Transcrição de artigo publicado na Revista Marie Claire, No 99, de Junho 1999

 

É fácil, em Juquitiba, encontrar o sítio da "alemoa". Todo mundo na cidade próxima a São Paulo indica a estradinha, o morro, até as pedras brancas que levam ao refúgio de Virginie Eleonore Van Prehn, 80 anos. Ela não gosta nada do rótulo óbvio e enganado para seus olhos azuis, a pele clara e o sotaque de quem teve o holandês como língua materna. "Não sou alemoa, não sou alemã, sou brasileira. Até porque escolhi!", diz.

Nini, como a chamam desde a infância, na Indonésia, nasceu em Java, descendente de holandeses e indonésios. Há 34 anos, viúva e com três filhas pequenas, ela se meteu naquele pedaço de mata atlântica, distante da civilização. Deixou a estranheza aos outros: assumiu a decisão acordando bem cedo todos os dias e voltando bem tarde, para garantir o sustento com aulas de inglês, umas da seis línguas que domina.

Nada muito ousado para quem teve a juventude interrompida pela 2a Guerra, foi torturada, ficou um ano presa em um campo de concentração japonês, contabilizou perdas. Nini é do tipo que fala do passado com serenidade, fez piada do proprio drama. No pós-guerra, já casada, perdeu o sítio onde viviam. Foi à Índia, nunca mais voltou a Java. Nessa rota incluiu uma passagem rápida pela Holanda e viu a mãe pela última vez  Depois, o acaso a trouxe ao Brasil e conviveu com os Matarazzo quando o glamour do clã ainda não era lenda. Quando a vida acalmou, perdeu o marido.

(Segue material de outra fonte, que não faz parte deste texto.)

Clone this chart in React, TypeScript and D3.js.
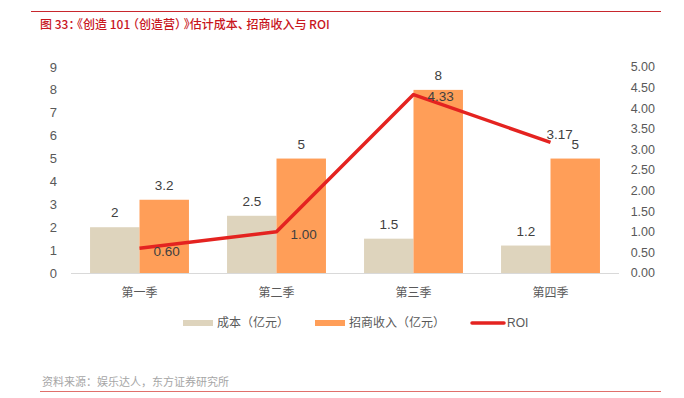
import React from "react";
import * as d3 from "d3";

const categories = ["第一季", "第二季", "第三季", "第四季"];
const cost = [2, 2.5, 1.5, 1.2];
const revenue = [3.2, 5, 8, 5];
const roi = [0.6, 1.0, 4.33, 3.17];
const leftTicks = [0, 1, 2, 3, 4, 5, 6, 7, 8, 9];
const rightTicks = [0, 0.5, 1, 1.5, 2, 2.5, 3, 3.5, 4, 4.5, 5];
const roiLabelOffsets: [number, number][] = [
  [14, 3],
  [14, 2],
  [14, 2],
  [-4, -8],
];

const W = 684;
const H = 398;
const FONT = "'Noto Sans CJK SC', 'Noto Sans', sans-serif";
const NUMFONT = "'Liberation Sans', 'DejaVu Sans', sans-serif";
const COST_C = "#DED4BD";
const REV_C = "#FF9E58";
const ROI_C = "#E42320";
const TXT = "#595959";

export default function App() {
  const x0 = d3.scaleBand<string>().domain(categories).range([71, 619]).paddingInner(0).paddingOuter(0);
  const inner = d3.scaleBand<string>().domain(["cost", "rev"]).range([0, x0.bandwidth()]).paddingOuter(0.385).paddingInner(0);
  const yL = d3.scaleLinear().domain([0, 9]).range([273, 67]);
  const yR = d3.scaleLinear().domain([0, 5]).range([273, 67]);
  const cx = (c: string) => (x0(c) as number) + x0.bandwidth() / 2;
  const line = d3
    .line<number>()
    .x((_, i) => cx(categories[i]))
    .y((d) => yR(d));

  return (
    <svg width={W} height={H} style={{ position: "absolute", left: 0, top: 0, background: "#fff" }} fontFamily={FONT}>
      <line x1={31} x2={661} y1={11.5} y2={11.5} stroke="#C8272D" strokeWidth={1} />
      <text
        x={40}
        y={29}
        fontSize={12}
        fontWeight={500}
        fill="#C8161D"
        style={{ fontFeatureSettings: '"halt"' }}
      >
        图 33： 《创造 101 （创造营） 》估计成本、 招商收入与 ROI
      </text>

      {leftTicks.map((t) => (
        <text key={"l" + t} x={57} y={yL(t)} dy="0.35em" fontSize={13} fill={TXT} textAnchor="end" fontFamily={NUMFONT}>
          {t}
        </text>
      ))}
      {rightTicks.map((t) => (
        <text key={"r" + t} x={655} y={yR(t)} dy="0.35em" fontSize={12.5} fill={TXT} textAnchor="end" fontFamily={NUMFONT}>
          {t.toFixed(2)}
        </text>
      ))}

      {categories.map((c, i) => {
        const bx = x0(c) as number;
        const xc = bx + (inner("cost") as number);
        const xr = bx + (inner("rev") as number);
        const bw = inner.bandwidth();
        return (
          <g key={c}>
            <rect x={xc} y={yL(cost[i])} width={bw} height={yL(0) - yL(cost[i])} fill={COST_C} />
            <rect x={xr} y={yL(revenue[i])} width={bw} height={yL(0) - yL(revenue[i])} fill={REV_C} />
            <text x={xc + bw / 2} y={yL(cost[i]) - 10} fontSize={13.5} fill="#404040" textAnchor="middle" fontFamily={NUMFONT}>
              {cost[i]}
            </text>
            <text x={xr + bw / 2} y={yL(revenue[i]) - 10} fontSize={13.5} fill="#404040" textAnchor="middle" fontFamily={NUMFONT}>
              {revenue[i]}
            </text>
            <text x={cx(c)} y={293} dy="0.35em" fontSize={12} fill={TXT} textAnchor="middle">
              {c}
            </text>
          </g>
        );
      })}

      <line x1={71} x2={619} y1={273.5} y2={273.5} stroke="#D9D9D9" strokeWidth={1} />

      <path d={line(roi) || ""} fill="none" stroke={ROI_C} strokeWidth={3.5} strokeLinejoin="round" />
      {roi.map((r, i) => (
        <text
          key={"roi" + i}
          x={cx(categories[i]) + roiLabelOffsets[i][0]}
          y={yR(r) + roiLabelOffsets[i][1]}
          dy="0.35em"
          fontSize={13.5}
          fill="#404040"
          fontFamily={NUMFONT}
        >
          {r.toFixed(2)}
        </text>
      ))}

      <g fontSize={12} fill={TXT}>
        <rect x={183} y={320} width={30} height={6} fill={COST_C} />
        <text x={217} y={323} dy="0.35em">成本（亿元）</text>
        <rect x={315} y={320} width={30} height={6} fill={REV_C} />
        <text x={349} y={323} dy="0.35em">招商收入（亿元）</text>
        <line x1={472} x2={504} y1={323} y2={323} stroke={ROI_C} strokeWidth={3.5} strokeLinecap="round" />
        <text x={507} y={323} dy="0.35em" fontFamily={NUMFONT}>ROI</text>
      </g>

      <text x={42} y={382} dy="0.35em" fontSize={11} fill="#A6A6A6">
        资料来源：娱乐达人，东方证券研究所
      </text>
      <line x1={40} x2={661} y1={391.5} y2={391.5} stroke="#E0706B" strokeWidth={1} />
    </svg>
  );
}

Entrou com os dois pés na fase hippie. Os nomes que escolheu pare as filhas—Gipsy, Maracujá e Yara-Yma — sugerem o quanto é avessa ao convencional. Agora ela podia ficar quietinha cuidando dos nove netos, três cachorros e um monte de gatos, mas resolveu remexer num folhetimque escreveu, ainda em Java, enquanto a guerra avançava e ela transpunha aquilo tudo para uma ficção em Atlântida . Nini tem idéias aos montes, mas sem miopia. "O Filho da Serpente Alada" (Icone Editora, 285 pgs., R$ 26), é uma saga onde herói e vilão mostram que ninguém é totalmente bom nem totalmente mau. Japonês, é verdade, ela nunca quis aprender. "Sou apaixonada por línguas. Mas sabe, a fúria, a guerra ...". Leva a ferro e fogo a paixão pelas causas ambientalistas que, intuitivamente, sempre defendeu.
 
 

Pintou a cara para protestar contra a usina nuclear de Angra, foi à Eco-92, virou ativista de carteirinha do Greenpeace e há um ano, de bandeira em punho, participou de uma passeata na Suíça contra o uso de animais em testes de laboratórios. Nos intervalos, cheia de histórias para contar, ela finaliza sua biografia.

Em uma tarde chuvosa, entre bolinhos de mandioca e o cochilo de uma das netas, na casa encravada nos 12 alqueires de terra que ela transformou em "estação ecológica",  Nini contou um pouco da sua trajetória.